Character Development
Pressure clarifies everyone’s edges. When the power dies, masks slip, and the choices each character makes reveal what they are willing to risk—and who they are willing to trust.
- Rohan & Savannah: Their rivalry evolves into a strategic, intimate alliance. He seeks a partner rather than leverage; she gambles on a shared win. Solving by touch in the dark fuses competence with chemistry.
- Gigi Grayson: A ghost from her past steps into the present, raising the stakes from puzzles to survival. She chooses focus and performance under threat, asserting control where she can.
- Lyra Kane: Her hunt for the truth sharpens. Odette’s warnings and the near-confession intensify Lyra’s resolve to uncover what “A Hawthorne did this” really means.
- Grayson Hawthorne: He’s the stabilizer in chaos—protective, rule-bound, and rattled by senselessness. The outage challenges his faith in Hawthorne order.
- Odette Morales: Keeper of dangerous knowledge. Her seizure silences a pivotal truth and marks her as both vulnerable and essential.
Themes & Symbols
When the lights go out, Games, Puzzles, and Strategy fracture into two layers: the polished Hawthorne contest with rules, hints, and foreshadowing, and a rogue, external game that is ruthless and opaque. Each character responds in kind—Grayson clings to logic, Rohan angles for leverage through alliance, Gigi asserts agency through performance—revealing how they navigate a board with shifting rules.
Secrets and Hidden Truths steer the action. Odette’s withheld revelation about Lyra’s father, Savannah’s implied sponsor, and Gigi’s connection to the saboteur all surface in the literal darkness, while The Influence of the Past turns memory into threat: fires that could happen again, last words that won’t stop echoing. Darkness becomes a symbol of intimacy and risk—hands meeting on puzzle pieces, voices whispering through bugs—while light restores only the appearance of safety. The official clock restarts; the real danger does not.
Key Quotes
“In the grandest of games, there are no coincidences.” Odette reframes the outage as design, not accident—just not Hawthorne design. The line announces a second, more perilous game running beneath the official one and positions Odette as someone who understands its rules.
“No, sunshine, you don’t.” The pet name detonates Gigi’s past in the present. It collapses distance, confirms surveillance, and turns the blackout from inconvenience into a personal threat with teeth.
“Hawthorne games are not senseless.” Grayson’s creed establishes the baseline: order, foreshadowing, solvability. The outage violates that creed, forcing him—and everyone—to adapt to chaos.
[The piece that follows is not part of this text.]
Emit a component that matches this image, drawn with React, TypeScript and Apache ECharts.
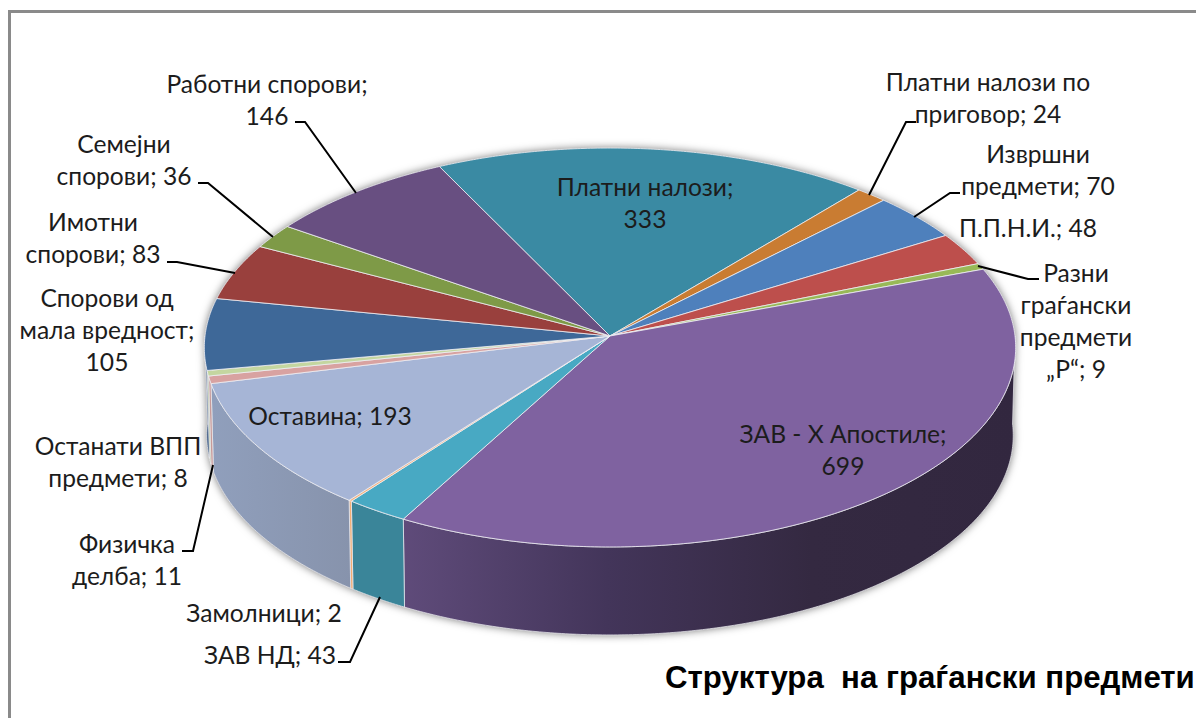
import React, { useEffect, useRef } from "react";
import * as echarts from "echarts";

const categories = [
  "Платни налози", "Платни налози по приговор", "Извршни предмети", "П.П.Н.И.",
  "Разни граѓански предмети „Р“", "ЗАВ - Х Апостиле", "ЗАВ НД", "Замолници", "Оставина",
  "Физичка делба", "Останати ВПП предмети", "Спорови од мала вредност", "Имотни спорови",
  "Семејни спорови", "Работни спорови",
];
const values = [333, 24, 70, 48, 9, 699, 43, 2, 193, 11, 8, 105, 83, 36, 146];
const topColors = [
  "#3a8aa3", "#c97c32", "#4e80bc", "#bd4f4c", "#98b957", "#7f62a0", "#48a9c3", "#f6b27c",
  "#a6b5d6", "#d8a2a1", "#c4d6a0", "#3e6898", "#99403d", "#7e9a47", "#684f81",
];
const wallColors = [
  "#2c6a7d", "#9a5f26", "#3c6291", "#913c3a", "#758e42", "#5f4a7c", "#3a8599", "#f2ad74",
  "#8f9fbc", "#c79a99", "#a8b98a", "#2f507a", "#75302e", "#607636", "#4f3c63",
];
const zavWallStops = ["#5f4b7a", "#43355a", "#342941", "#32273f"];
const oWallStops = ["#909fbc", "#8793ac"];

// word counts per text line of each data label
const labelBreaks = [
  [2, 1], [3, 2], [1, 2], [2], [1, 1, 1, 2], [4, 1], [3], [2], [2], [1, 2], [2, 2], [2, 2, 1], [1, 2], [1, 2], [2, 1],
];
const labelCenters = [
  [645, 202], [988, 97], [1038, 169], [1028, 227], [1076, 320], [843, 449], [270, 654], [264, 612],
  [330, 415], [127, 559], [118, 461], [107, 329], [93, 237], [124, 159], [267, 99],
];
const leaders = [
  [[916, 122], [906, 122], [869, 195]],
  [[960, 193], [950, 193], [914, 217]],
  [[1039, 279], [1028, 279], [978, 266]],
  [[338, 662], [350, 662], [380, 597]],
  [[182, 551], [193, 551], [213, 465]],
  [[167, 262], [177, 262], [235, 273]],
  [[198, 183], [208, 183], [273, 237]],
  [[295, 122], [305, 122], [356, 193]],
];
const titleText = "Структура  на граѓански предмети";

const CX = 610, CY = 336, R = 405, H = 198.8, K = 0.0576, DEPTH = 88, SHRINK = 0.994, START = -26.3;
const total = values.reduce((a, b) => a + b, 0);

function pt(deg: number, low: boolean): number[] {
  const t = (deg * Math.PI) / 180;
  const u = Math.sin(t), v = Math.cos(t), s = 1 / (1 + K * v);
  return [CX + R * u * s * (low ? SHRINK : 1), CY - H * v * s + (low ? DEPTH : 0)];
}
function arc(a: number, b: number, low: boolean): number[][] {
  const n = Math.max(2, Math.ceil(Math.abs(b - a) * 2));
  const out: number[][] = [];
  for (let i = 0; i <= n; i++) out.push(pt(a + ((b - a) * i) / n, low));
  return out;
}
function sliceRange(index: number, value: number): number[] {
  let before = 0;
  for (let i = 0; i < index; i++) before += values[i];
  return [START + (before / total) * 360, START + ((before + value) / total) * 360];
}
function hGradient(stops: string[]) {
  return new echarts.graphic.LinearGradient(
    0, 0, 1, 0,
    stops.map((color, i) => ({ offset: i / (stops.length - 1), color })),
  );
}
function labelText(i: number): string {
  const words = `${categories[i]}; ${values[i]}`.split(" ");
  let p = 0;
  return labelBreaks[i].map((n) => { const l = words.slice(p, p + n).join(" "); p += n; return l; }).join("\n");
}

export default function App() {
  const ref = useRef<HTMLDivElement>(null);
  useEffect(() => {
    document.body.style.margin = "0";
    const chart = echarts.init(ref.current!, undefined, { renderer: "svg" });
    const data = values.map((v) => [v]);
    chart.setOption({
      animation: false,
      backgroundColor: "#ffffff",
      series: [
        {
          type: "custom", coordinateSystem: "none", silent: true, z: 1, data: [[total]],
          renderItem: () => ({
            type: "polygon",
            shape: { points: [...arc(90, 270, true), ...arc(270, 450, false)] },
            style: { fill: "#777", shadowBlur: 9, shadowColor: "rgba(0,0,0,0.55)" },
          }),
        },
        {
          type: "custom", coordinateSystem: "none", silent: true, z: 2, data,
          renderItem: (params: any, api: any) => {
            const i = params.dataIndex;
            const [a0, a1] = sliceRange(i, api.value(0));
            const a = Math.max(a0, 90), b = Math.min(a1, 270);
            if (b <= a) return null;
            const fill = i === 5 ? hGradient(zavWallStops) : i === 8 ? hGradient(oWallStops) : wallColors[i];
            return {
              type: "polygon",
              shape: { points: [...arc(a, b, false), ...arc(b, a, true)] },
              style: { fill, stroke: "rgba(235,235,240,0.75)", lineWidth: 1 },
            };
          },
        },
        {
          type: "custom", coordinateSystem: "none", silent: true, z: 3, data,
          renderItem: (params: any, api: any) => {
            const i = params.dataIndex;
            const [a0, a1] = sliceRange(i, api.value(0));
            return {
              type: "polygon",
              shape: { points: [[CX, CY], ...arc(a0, a1, false)] },
              style: { fill: topColors[i], stroke: "rgba(240,240,245,0.8)", lineWidth: 1 },
            };
          },
        },
      ],
      graphic: [
        {
          type: "polyline", z: 5, silent: true,
          shape: { points: [[9.5, 718], [9.5, 11.5], [1196, 11.5]] },
          style: { stroke: "#8a8a8a", lineWidth: 3, fill: "none" },
        },
        ...leaders.map((points) => ({
          type: "polyline", z: 6, silent: true,
          shape: { points },
          style: { stroke: "#000000", lineWidth: 2, fill: "none" },
        })),
        ...categories.map((_, i) => ({
          type: "text", z: 7, silent: true,
          x: labelCenters[i][0], y: labelCenters[i][1],
          style: {
            text: labelText(i), fill: "#1c1c1c", font: '24.6px Lato, "Open Sans", sans-serif',
            lineHeight: 32, textAlign: "center", textVerticalAlign: "middle",
          },
        })),
        {
          type: "text", z: 7, silent: true, x: 665, y: 677,
          style: {
            text: titleText, fill: "#000000", font: 'bold 31.2px "Liberation Sans", Arial, sans-serif',
            textAlign: "left", textVerticalAlign: "middle",
          },
        },
      ],
    });
    return () => chart.dispose();
  }, []);
  return <div ref={ref} style={{ position: "absolute", left: 0, top: 0, width: 1196, height: 718, overflow: "hidden" }} />;
}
“A Hawthorne did this.” Lyra’s echo of her father’s final words frames her storyline. Every clue, every warning, folds back into this accusation, making Odette’s silenced truth pivotal.
“The right kind of disaster just waiting to happen.” Odette reads the volatile chemistry between Lyra and Grayson. The line blends romantic tension with risk, forecasting how their bond could solve puzzles—or ignite catastrophe.
“If you’ll recall, puzzle boxes are a specialty of mine.” Gigi’s declaration is performance and armor. She stakes her identity on competence, signaling to the listener and her team that she won’t be rattled out of the game.
Why This Matters and Section Significance
These chapters pivot the novel from controlled inheritance contest to thriller. The blackout exposes an infiltrator who can override Hawthorne infrastructure and who targets Gigi specifically, shifting the objective from winning to surviving. The Rohan–Savannah alliance reconfigures the competitive field, while Odette’s near-confession tightens the noose around Lyra’s central mystery. The lights come back, the clock resumes, but the real game—the one without rules—keeps playing, ensuring that every choice from here on carries double stakes.